# START OF SUPPLIED RECORDS

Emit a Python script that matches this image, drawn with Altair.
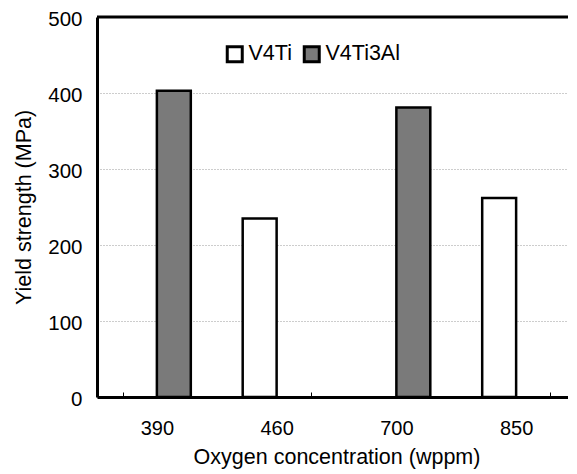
import altair as alt
import pandas as pd

categories = ["390", "460", "700", "850"]
series = ["V4Ti3Al", "V4Ti", "V4Ti3Al", "V4Ti"]
values = [403, 235, 381, 262]
series_order = ["V4Ti", "V4Ti3Al"]
series_colors = ["#ffffff", "#7a7a7a"]
y_ticks = [0, 100, 200, 300, 400, 500]
y_top = [500]

FONT = "Liberation Sans"

df = pd.DataFrame({"conc": categories, "alloy": series, "ys": values})
top_df = pd.DataFrame({"ys": y_top})

bars = alt.Chart(df).mark_bar(stroke="black", strokeWidth=2.5).encode(
    x=alt.X(
        "conc:N",
        sort=categories,
        title="Oxygen concentration (wppm)",
        scale=alt.Scale(paddingInner=0.4333, paddingOuter=0.21667),
        axis=alt.Axis(
            labelAngle=0,
            labelFontSize=20,
            labelPadding=26,
            tickBand="extent",
            tickSize={"expr": "-5"},
            tickColor="black",
            tickWidth=1,
            domainColor="black",
            domainWidth=3,
            titleFontSize=21.5,
            titlePadding=8,
        ),
    ),
    xOffset=alt.XOffset(
        "alloy:N",
        sort=series_order,
        scale=alt.Scale(domain=series_order, paddingInner=0, paddingOuter=0),
    ),
    y=alt.Y(
        "ys:Q",
        title="Yield strength (MPa)",
        scale=alt.Scale(domain=[0, 500], nice=False),
        axis=alt.Axis(
            values=y_ticks,
            ticks=False,
            labelFontSize=20.5,
            labelPadding=15,
            labelOffset=2,
            domainColor="black",
            domainWidth=3,
            grid=True,
            gridColor="#9a9a9a",
            gridDash=[1, 2],
            gridWidth=1,
            titleFontSize=21.5,
            titlePadding=12,
        ),
    ),
    fill=alt.Fill(
        "alloy:N",
        scale=alt.Scale(domain=series_order, range=series_colors),
        legend=alt.Legend(
            title=None,
            orient="none",
            legendX=127,
            legendY=26,
            direction="horizontal",
            symbolType="square",
            symbolSize=225,
            symbolStrokeColor="black",
            symbolStrokeWidth=3,
            labelFontSize=21.5,
            labelOffset=3,
            columnPadding=6,
        ),
    ),
)

top_rule = alt.Chart(top_df).mark_rule(color="black", strokeWidth=3).encode(
    y=alt.Y("ys:Q")
)

chart = (
    alt.layer(bars, top_rule)
    .properties(
        width=479,
        height=380,
        autosize=alt.AutoSizeParams(type="none"),
        padding={"left": 89, "top": 9, "right": -8, "bottom": 80},
    )
    .configure(font=FONT)
    .configure_axis(labelColor="black", titleColor="black", titleFontWeight="normal")
    .configure_legend(labelColor="black")
    .configure_view(stroke="#b5b5b5", strokeWidth=1)
)

chart.save("out.html", embed_options={"renderer": "svg", "actions": False})
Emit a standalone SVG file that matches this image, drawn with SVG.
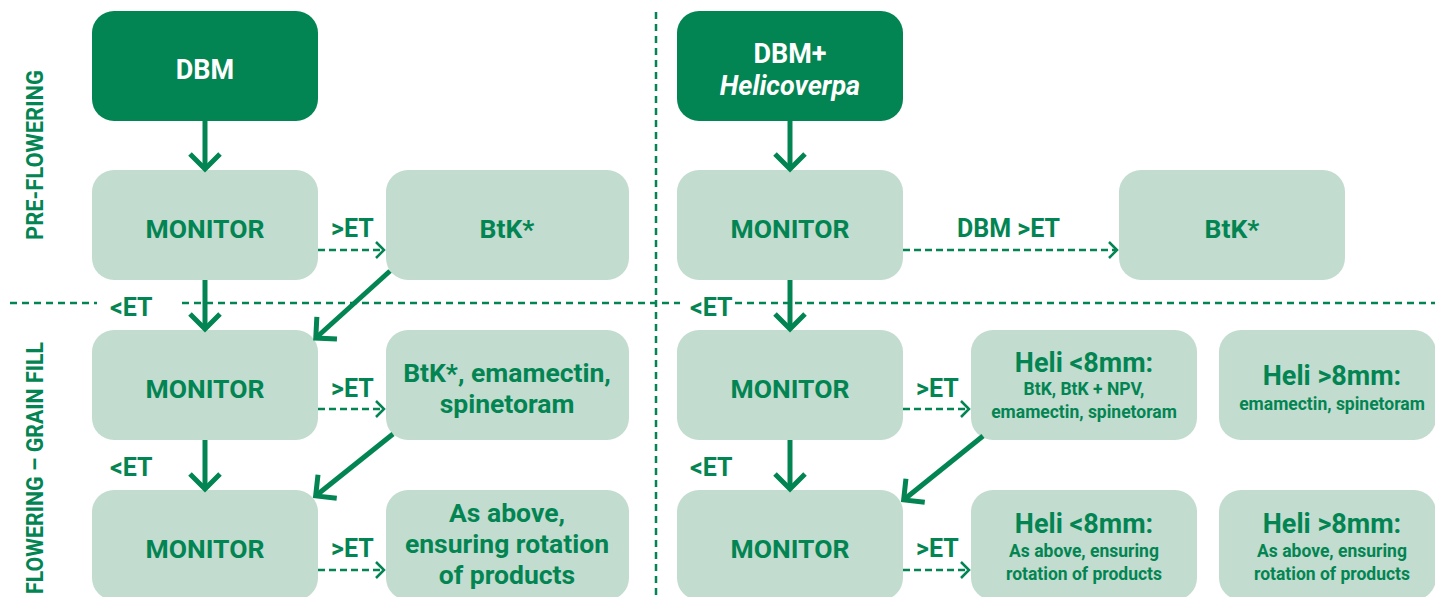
<svg xmlns="http://www.w3.org/2000/svg" width="1435" height="597" viewBox="0 0 1435 597">
  <style>
    .txt { font-family: Roboto, "Liberation Sans", sans-serif; font-weight: bold; fill: #028552; }
    .dark { fill: #028552; }
    .light { fill: #c2dccf; }
    .white { fill: #ffffff; }
    .mid { text-anchor: middle; }
    .big { font-size: 26.5px; }
    .head { font-size: 27px; }
    .small { font-size: 17.5px; }
    .lbl { font-size: 25px; }
    .side { font-size: 23px; }
    .divider { stroke: #028552; stroke-width: 2.5; stroke-dasharray: 7 5; fill: none; }
    .solid { stroke: #028552; stroke-width: 5; fill: none; marker-end: url(#head-thick); }
    .dashed { stroke: #028552; stroke-width: 2.5; stroke-dasharray: 7 4; fill: none; marker-end: url(#head-thin); }
  </style>
  <defs>
    <marker id="head-thick" markerUnits="userSpaceOnUse" viewBox="-20 -20 30 40" markerWidth="30" markerHeight="40" refX="0" refY="0" orient="auto">
      <path d="M-12,-15 L3,0 L-12,15" fill="none" stroke="#028552" stroke-width="5"/>
    </marker>
    <marker id="head-thin" markerUnits="userSpaceOnUse" viewBox="-14 -14 20 28" markerWidth="20" markerHeight="28" refX="0" refY="0" orient="auto">
      <path d="M-8,-8 L0,0 L-8,8" fill="none" stroke="#028552" stroke-width="2.5"/>
    </marker>
  </defs>

  <!-- stage dividers -->
  <g id="dividers">
    <line class="divider" x1="656" y1="12" x2="656" y2="597"/>
    <line class="divider" x1="10" y1="303" x2="97" y2="303"/>
    <line class="divider" x1="182" y1="303" x2="680" y2="303"/>
    <line class="divider" x1="735" y1="303" x2="1435" y2="303"/>
  </g>

  <!-- stage labels -->
  <g id="stage-labels">
    <text class="txt side mid" transform="translate(43,155) rotate(-90)" textLength="170" lengthAdjust="spacingAndGlyphs">PRE-FLOWERING</text>
    <text class="txt side" text-anchor="end" transform="translate(43,342) rotate(-90)" textLength="252" lengthAdjust="spacingAndGlyphs">FLOWERING – GRAIN FILL</text>
  </g>

  <!-- DBM column -->
  <g id="dbm">
    <rect class="dark" x="92" y="11" width="226" height="110" rx="22"/>
    <text class="txt white head mid" x="205" y="79">DBM</text>
  </g>
  <g id="dbm-monitor-1">
    <rect class="light" x="92" y="170" width="226" height="110" rx="22"/>
    <text class="txt big mid" x="205" y="238">MONITOR</text>
  </g>
  <g id="dbm-btk">
    <rect class="light" x="386" y="170" width="243" height="110" rx="22"/>
    <text class="txt big mid" x="507" y="238">BtK*</text>
  </g>
  <g id="dbm-monitor-2">
    <rect class="light" x="92" y="330" width="226" height="110" rx="22"/>
    <text class="txt big mid" x="205" y="398">MONITOR</text>
  </g>
  <g id="dbm-spray-2">
    <rect class="light" x="386" y="330" width="243" height="110" rx="22"/>
    <text class="txt big mid" x="507" y="382">BtK*, emamectin,</text>
    <text class="txt big mid" x="507" y="413">spinetoram</text>
  </g>
  <g id="dbm-monitor-3">
    <rect class="light" x="92" y="490" width="226" height="110" rx="22"/>
    <text class="txt big mid" x="205" y="558">MONITOR</text>
  </g>
  <g id="dbm-spray-3">
    <rect class="light" x="386" y="490" width="243" height="110" rx="22"/>
    <text class="txt big mid" x="507" y="522">As above,</text>
    <text class="txt big mid" x="507" y="553">ensuring rotation</text>
    <text class="txt big mid" x="507" y="584">of products</text>
  </g>

  <!-- DBM + Helicoverpa column -->
  <g id="dbm-heli">
    <rect class="dark" x="677" y="11" width="226" height="110" rx="22"/>
    <text class="txt white head mid" x="790" y="63">DBM+</text>
    <text class="txt white head mid" x="790" y="95" font-style="italic" font-weight="500">Helicoverpa</text>
  </g>
  <g id="heli-monitor-1">
    <rect class="light" x="677" y="170" width="226" height="110" rx="22"/>
    <text class="txt big mid" x="790" y="238">MONITOR</text>
  </g>
  <g id="heli-btk">
    <rect class="light" x="1119" y="170" width="226" height="110" rx="22"/>
    <text class="txt big mid" x="1232" y="238">BtK*</text>
  </g>
  <g id="heli-monitor-2">
    <rect class="light" x="677" y="330" width="226" height="110" rx="22"/>
    <text class="txt big mid" x="790" y="398">MONITOR</text>
  </g>
  <g id="heli-small-2">
    <rect class="light" x="971" y="330" width="226" height="110" rx="22"/>
    <text class="txt head mid" x="1084" y="372">Heli &lt;8mm:</text>
    <text class="txt small mid" x="1084" y="395">BtK, BtK + NPV,</text>
    <text class="txt small mid" x="1084" y="418">emamectin, spinetoram</text>
  </g>
  <g id="heli-large-2">
    <rect class="light" x="1219" y="330" width="217" height="110" rx="22"/>
    <text class="txt head mid" x="1332" y="385">Heli &gt;8mm:</text>
    <text class="txt small mid" x="1332" y="410">emamectin, spinetoram</text>
  </g>
  <g id="heli-monitor-3">
    <rect class="light" x="677" y="490" width="226" height="110" rx="22"/>
    <text class="txt big mid" x="790" y="558">MONITOR</text>
  </g>
  <g id="heli-small-3">
    <rect class="light" x="971" y="490" width="226" height="110" rx="22"/>
    <text class="txt head mid" x="1084" y="533">Heli &lt;8mm:</text>
    <text class="txt small mid" x="1084" y="557">As above, ensuring</text>
    <text class="txt small mid" x="1084" y="580">rotation of products</text>
  </g>
  <g id="heli-large-3">
    <rect class="light" x="1219" y="490" width="217" height="110" rx="22"/>
    <text class="txt head mid" x="1332" y="533">Heli &gt;8mm:</text>
    <text class="txt small mid" x="1332" y="557">As above, ensuring</text>
    <text class="txt small mid" x="1332" y="580">rotation of products</text>
  </g>

  <!-- connectors -->
  <g id="connectors">
    <line class="solid" x1="205" y1="121" x2="205" y2="166"/>
    <line class="solid" x1="205" y1="280" x2="205" y2="326"/>
    <line class="solid" x1="205" y1="440" x2="205" y2="486"/>
    <line class="solid" x1="390" y1="271" x2="318" y2="336"/>
    <line class="solid" x1="393" y1="434" x2="318" y2="494"/>

    <line class="dashed" x1="318" y1="250" x2="384" y2="250"/>
    <line class="dashed" x1="318" y1="409" x2="384" y2="409"/>
    <line class="dashed" x1="318" y1="570" x2="384" y2="570"/>

    <line class="solid" x1="790" y1="121" x2="790" y2="166"/>
    <line class="solid" x1="790" y1="280" x2="790" y2="326"/>
    <line class="solid" x1="790" y1="440" x2="790" y2="486"/>
    <line class="solid" x1="983" y1="436" x2="906" y2="498"/>

    <line class="dashed" x1="903" y1="250" x2="1117" y2="250"/>
    <line class="dashed" x1="903" y1="409" x2="969" y2="409"/>
    <line class="dashed" x1="903" y1="570" x2="969" y2="570"/>
  </g>

  <!-- threshold labels -->
  <g id="connector-labels">
    <text class="txt lbl" x="331" y="237">&gt;ET</text>
    <text class="txt lbl" x="331" y="397">&gt;ET</text>
    <text class="txt lbl" x="331" y="557">&gt;ET</text>
    <text class="txt lbl" x="110" y="316">&lt;ET</text>
    <text class="txt lbl" x="110" y="476">&lt;ET</text>
    <text class="txt lbl" x="957" y="237">DBM &gt;ET</text>
    <text class="txt lbl" x="916" y="397">&gt;ET</text>
    <text class="txt lbl" x="916" y="557">&gt;ET</text>
    <text class="txt lbl" x="690" y="316">&lt;ET</text>
    <text class="txt lbl" x="690" y="476">&lt;ET</text>
  </g>
</svg>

# END OF SUPPLIED RECORDS

Copy all lines above containing the string "drawn".

Emit a Python script that matches this image, drawn with Altair.
Emit a standalone SVG file that matches this image, drawn with SVG.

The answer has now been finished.